[Dataset excerpt]
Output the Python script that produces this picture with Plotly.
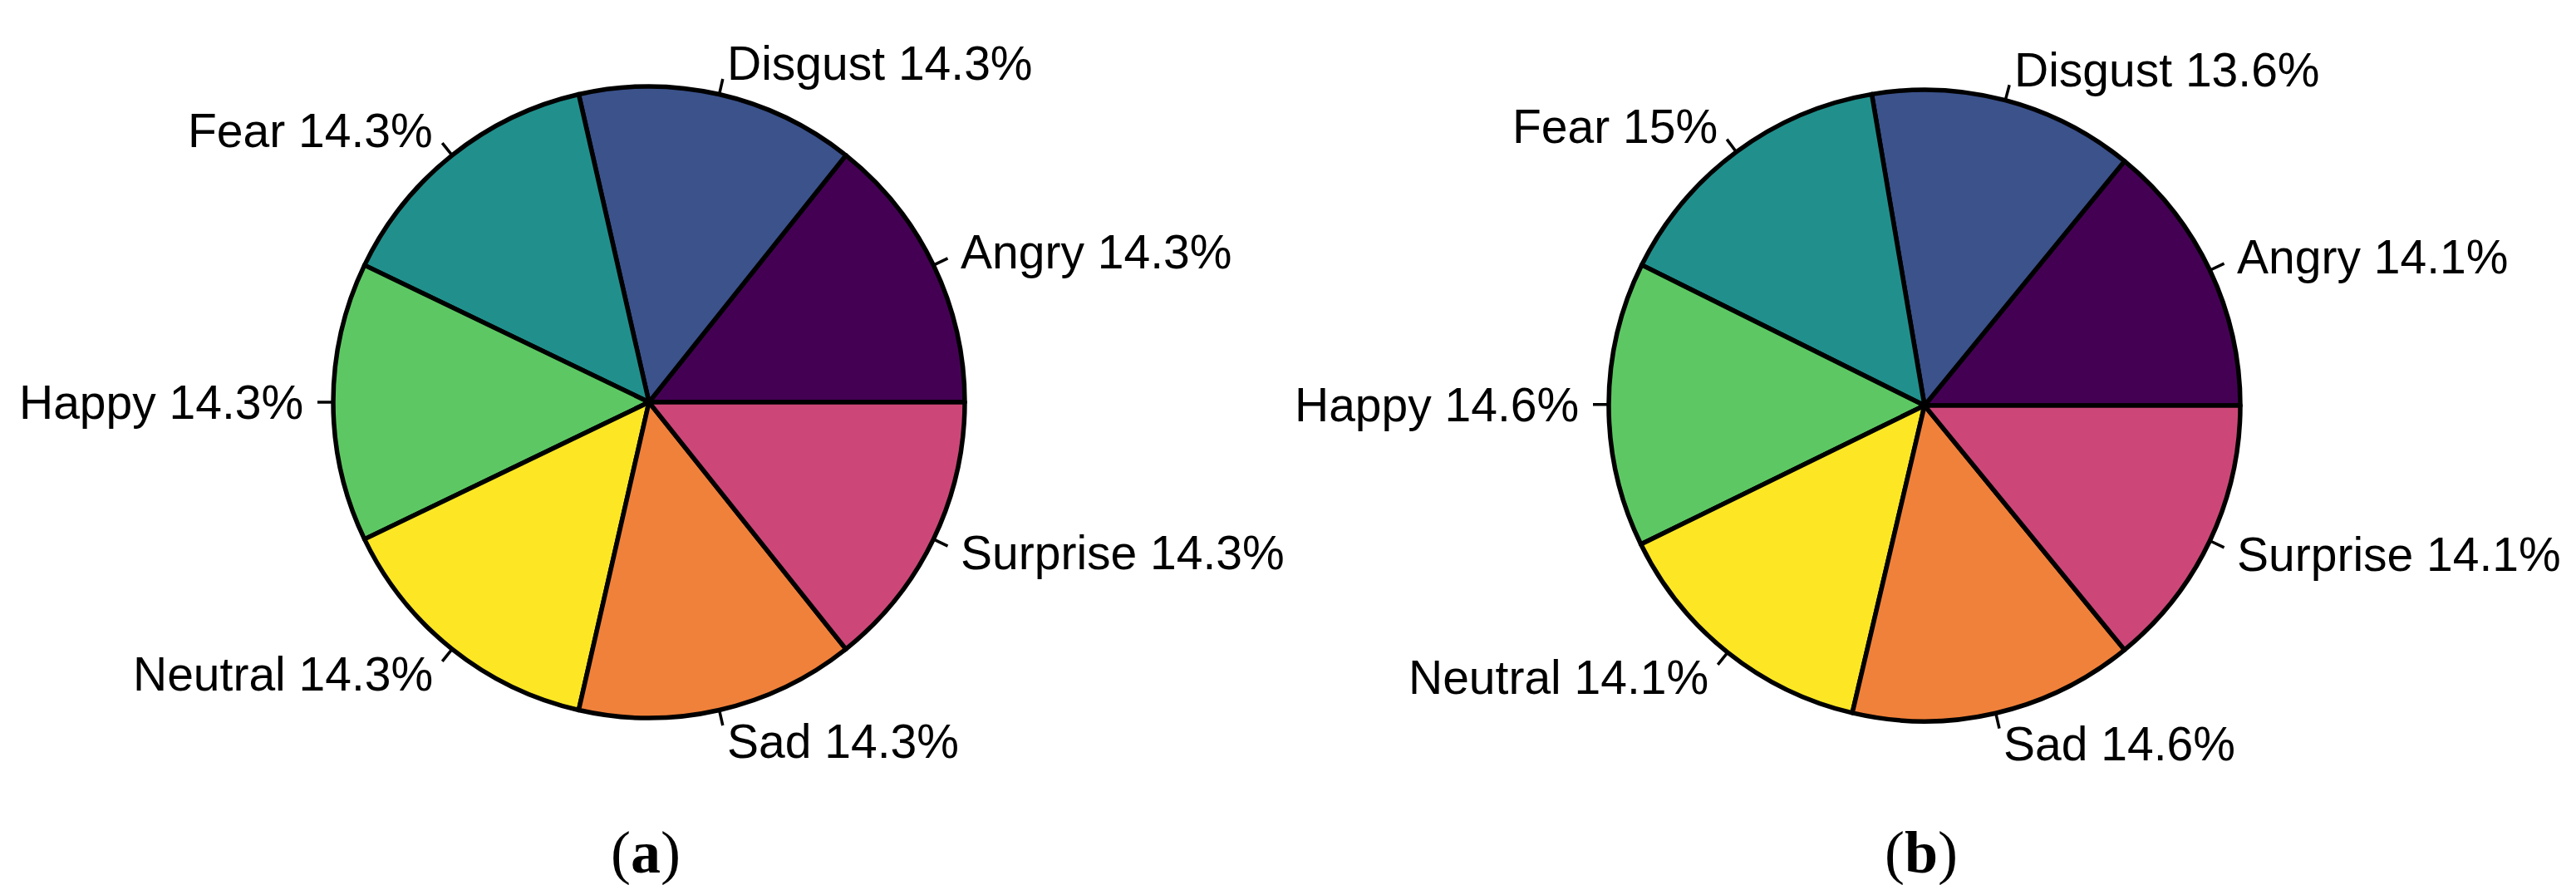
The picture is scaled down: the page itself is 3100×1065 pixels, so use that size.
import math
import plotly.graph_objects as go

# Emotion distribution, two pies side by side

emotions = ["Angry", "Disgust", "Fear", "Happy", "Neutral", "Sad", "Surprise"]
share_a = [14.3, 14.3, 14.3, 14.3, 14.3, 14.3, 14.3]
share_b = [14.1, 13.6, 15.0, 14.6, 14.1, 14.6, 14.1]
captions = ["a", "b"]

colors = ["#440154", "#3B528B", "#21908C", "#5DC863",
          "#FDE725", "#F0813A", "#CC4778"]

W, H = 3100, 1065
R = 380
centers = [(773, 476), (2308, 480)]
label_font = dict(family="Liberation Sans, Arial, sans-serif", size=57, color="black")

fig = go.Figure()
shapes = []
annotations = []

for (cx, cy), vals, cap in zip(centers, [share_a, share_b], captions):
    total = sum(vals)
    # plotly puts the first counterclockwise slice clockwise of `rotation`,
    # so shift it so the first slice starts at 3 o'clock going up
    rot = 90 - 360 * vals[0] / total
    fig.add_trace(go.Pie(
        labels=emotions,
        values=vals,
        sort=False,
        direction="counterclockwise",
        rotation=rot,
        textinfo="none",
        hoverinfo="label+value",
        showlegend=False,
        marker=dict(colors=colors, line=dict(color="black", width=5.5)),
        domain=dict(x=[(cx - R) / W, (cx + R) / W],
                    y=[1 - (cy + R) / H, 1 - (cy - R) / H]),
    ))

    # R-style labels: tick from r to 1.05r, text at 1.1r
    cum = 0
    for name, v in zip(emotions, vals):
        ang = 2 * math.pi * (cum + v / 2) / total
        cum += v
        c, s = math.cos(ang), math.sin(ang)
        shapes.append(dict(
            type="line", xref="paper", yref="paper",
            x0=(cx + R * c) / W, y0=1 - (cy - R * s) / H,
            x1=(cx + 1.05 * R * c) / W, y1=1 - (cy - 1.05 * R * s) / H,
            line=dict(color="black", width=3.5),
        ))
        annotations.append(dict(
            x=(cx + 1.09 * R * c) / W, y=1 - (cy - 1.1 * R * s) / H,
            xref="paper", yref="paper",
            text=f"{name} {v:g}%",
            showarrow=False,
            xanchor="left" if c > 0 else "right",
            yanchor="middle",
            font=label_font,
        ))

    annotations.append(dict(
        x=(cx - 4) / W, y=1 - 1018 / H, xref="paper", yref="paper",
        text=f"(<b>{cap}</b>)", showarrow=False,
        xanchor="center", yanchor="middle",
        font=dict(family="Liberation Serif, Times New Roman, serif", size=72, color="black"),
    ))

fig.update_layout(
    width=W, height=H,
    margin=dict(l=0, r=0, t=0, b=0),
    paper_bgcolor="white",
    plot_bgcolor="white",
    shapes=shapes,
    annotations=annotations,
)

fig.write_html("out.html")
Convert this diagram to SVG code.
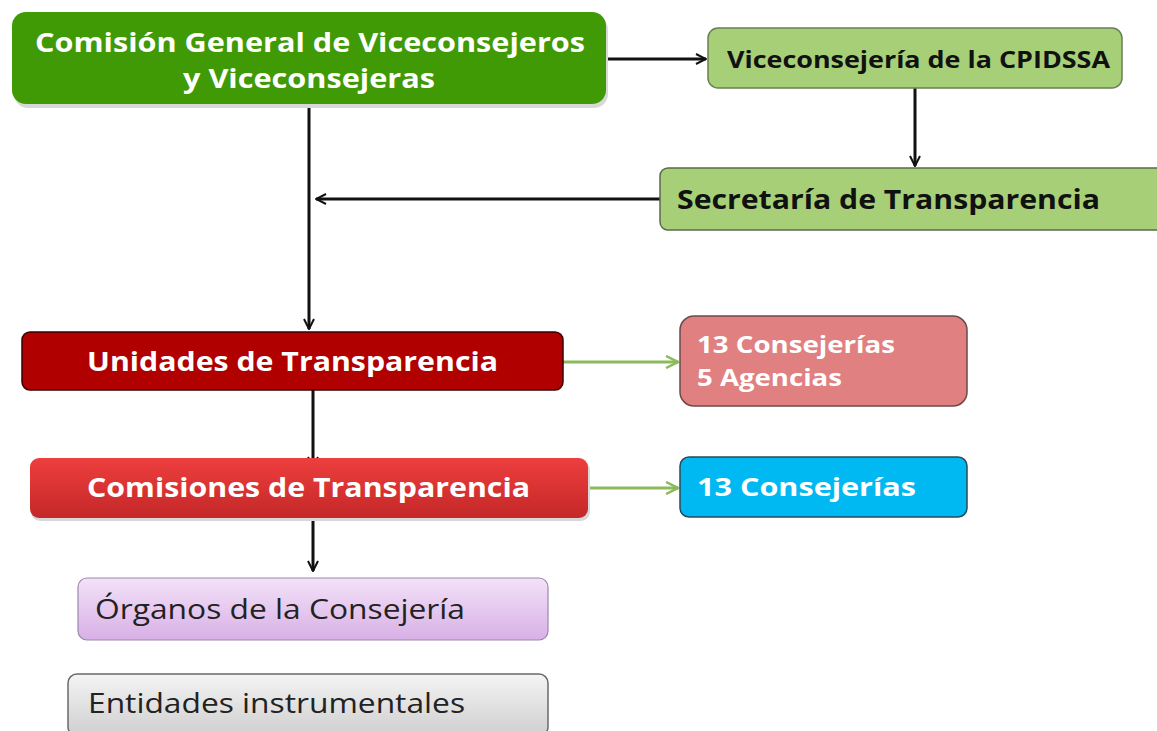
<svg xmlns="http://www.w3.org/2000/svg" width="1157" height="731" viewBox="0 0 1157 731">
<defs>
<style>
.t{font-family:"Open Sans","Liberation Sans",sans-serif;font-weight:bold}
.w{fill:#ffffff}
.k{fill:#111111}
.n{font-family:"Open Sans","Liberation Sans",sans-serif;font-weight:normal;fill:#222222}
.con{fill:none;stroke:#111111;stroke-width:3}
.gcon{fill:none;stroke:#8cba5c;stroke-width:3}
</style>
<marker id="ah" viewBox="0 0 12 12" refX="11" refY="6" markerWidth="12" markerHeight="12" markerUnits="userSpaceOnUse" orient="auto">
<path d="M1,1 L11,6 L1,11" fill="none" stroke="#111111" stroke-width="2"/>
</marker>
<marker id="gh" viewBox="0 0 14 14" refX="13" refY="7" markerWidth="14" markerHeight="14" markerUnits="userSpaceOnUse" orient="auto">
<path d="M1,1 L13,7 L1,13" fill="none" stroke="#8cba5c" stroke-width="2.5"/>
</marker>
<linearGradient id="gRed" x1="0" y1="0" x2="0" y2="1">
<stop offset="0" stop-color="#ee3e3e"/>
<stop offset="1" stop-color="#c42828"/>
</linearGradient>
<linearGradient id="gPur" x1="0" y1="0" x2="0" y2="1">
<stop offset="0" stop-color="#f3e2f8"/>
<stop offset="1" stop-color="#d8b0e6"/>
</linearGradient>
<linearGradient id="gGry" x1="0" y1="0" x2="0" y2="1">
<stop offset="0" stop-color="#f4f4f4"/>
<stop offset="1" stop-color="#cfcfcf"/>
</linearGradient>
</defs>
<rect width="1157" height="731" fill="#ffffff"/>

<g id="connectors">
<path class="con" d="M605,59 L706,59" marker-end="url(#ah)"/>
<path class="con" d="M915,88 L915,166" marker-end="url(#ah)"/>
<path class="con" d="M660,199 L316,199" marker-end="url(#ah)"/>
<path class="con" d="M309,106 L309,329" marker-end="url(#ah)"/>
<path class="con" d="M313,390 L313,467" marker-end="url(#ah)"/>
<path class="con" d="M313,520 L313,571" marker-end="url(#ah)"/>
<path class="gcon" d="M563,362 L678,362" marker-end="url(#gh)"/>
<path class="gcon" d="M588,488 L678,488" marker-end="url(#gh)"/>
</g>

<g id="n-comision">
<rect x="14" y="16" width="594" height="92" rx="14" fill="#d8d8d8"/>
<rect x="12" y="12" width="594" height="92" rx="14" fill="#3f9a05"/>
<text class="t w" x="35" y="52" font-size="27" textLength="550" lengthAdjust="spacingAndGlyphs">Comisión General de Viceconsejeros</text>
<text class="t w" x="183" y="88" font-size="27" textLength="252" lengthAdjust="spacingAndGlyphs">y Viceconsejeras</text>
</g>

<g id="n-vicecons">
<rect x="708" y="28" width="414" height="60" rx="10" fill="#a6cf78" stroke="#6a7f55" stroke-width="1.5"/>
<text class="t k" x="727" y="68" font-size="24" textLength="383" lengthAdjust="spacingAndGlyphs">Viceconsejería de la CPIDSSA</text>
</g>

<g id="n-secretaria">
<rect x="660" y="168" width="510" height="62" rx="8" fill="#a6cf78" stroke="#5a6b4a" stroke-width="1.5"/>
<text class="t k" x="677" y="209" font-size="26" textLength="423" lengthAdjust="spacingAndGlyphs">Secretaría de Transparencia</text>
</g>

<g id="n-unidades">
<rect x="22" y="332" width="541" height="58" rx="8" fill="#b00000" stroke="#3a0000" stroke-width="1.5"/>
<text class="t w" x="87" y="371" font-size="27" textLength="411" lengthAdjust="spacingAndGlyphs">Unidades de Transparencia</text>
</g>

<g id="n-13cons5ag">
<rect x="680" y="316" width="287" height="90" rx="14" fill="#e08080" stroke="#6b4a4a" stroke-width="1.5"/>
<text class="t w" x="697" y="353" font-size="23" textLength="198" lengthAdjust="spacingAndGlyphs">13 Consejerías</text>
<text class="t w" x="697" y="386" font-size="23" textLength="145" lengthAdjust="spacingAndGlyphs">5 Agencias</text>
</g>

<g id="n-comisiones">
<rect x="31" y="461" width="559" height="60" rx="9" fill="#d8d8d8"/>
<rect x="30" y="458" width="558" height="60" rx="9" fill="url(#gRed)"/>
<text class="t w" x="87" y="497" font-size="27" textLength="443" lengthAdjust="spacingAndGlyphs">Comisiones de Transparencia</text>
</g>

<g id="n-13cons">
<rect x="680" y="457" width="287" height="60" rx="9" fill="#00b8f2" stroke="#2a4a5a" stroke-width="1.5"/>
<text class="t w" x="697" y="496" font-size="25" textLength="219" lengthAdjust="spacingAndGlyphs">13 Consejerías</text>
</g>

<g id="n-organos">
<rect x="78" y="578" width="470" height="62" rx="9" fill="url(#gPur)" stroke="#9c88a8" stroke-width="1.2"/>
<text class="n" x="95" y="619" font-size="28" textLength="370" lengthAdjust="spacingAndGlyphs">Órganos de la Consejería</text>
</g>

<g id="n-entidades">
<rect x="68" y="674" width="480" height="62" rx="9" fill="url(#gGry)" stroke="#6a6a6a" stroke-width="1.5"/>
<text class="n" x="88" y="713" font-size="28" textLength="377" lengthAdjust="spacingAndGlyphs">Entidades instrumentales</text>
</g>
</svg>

Exercise objective
Restate only the lines running from the start of the material above through the line containing "annotations = []", ends included. No pictures.

Solution to this exercise
Output the Python script that produces this picture with Plotly.
The picture is scaled down: the page itself is 3100×1065 pixels, so use that size.
import math
import plotly.graph_objects as go

# Emotion distribution, two pies side by side

emotions = ["Angry", "Disgust", "Fear", "Happy", "Neutral", "Sad", "Surprise"]
share_a = [14.3, 14.3, 14.3, 14.3, 14.3, 14.3, 14.3]
share_b = [14.1, 13.6, 15.0, 14.6, 14.1, 14.6, 14.1]
captions = ["a", "b"]

colors = ["#440154", "#3B528B", "#21908C", "#5DC863",
          "#FDE725", "#F0813A", "#CC4778"]

W, H = 3100, 1065
R = 380
centers = [(773, 476), (2308, 480)]
label_font = dict(family="Liberation Sans, Arial, sans-serif", size=57, color="black")

fig = go.Figure()
shapes = []
annotations = []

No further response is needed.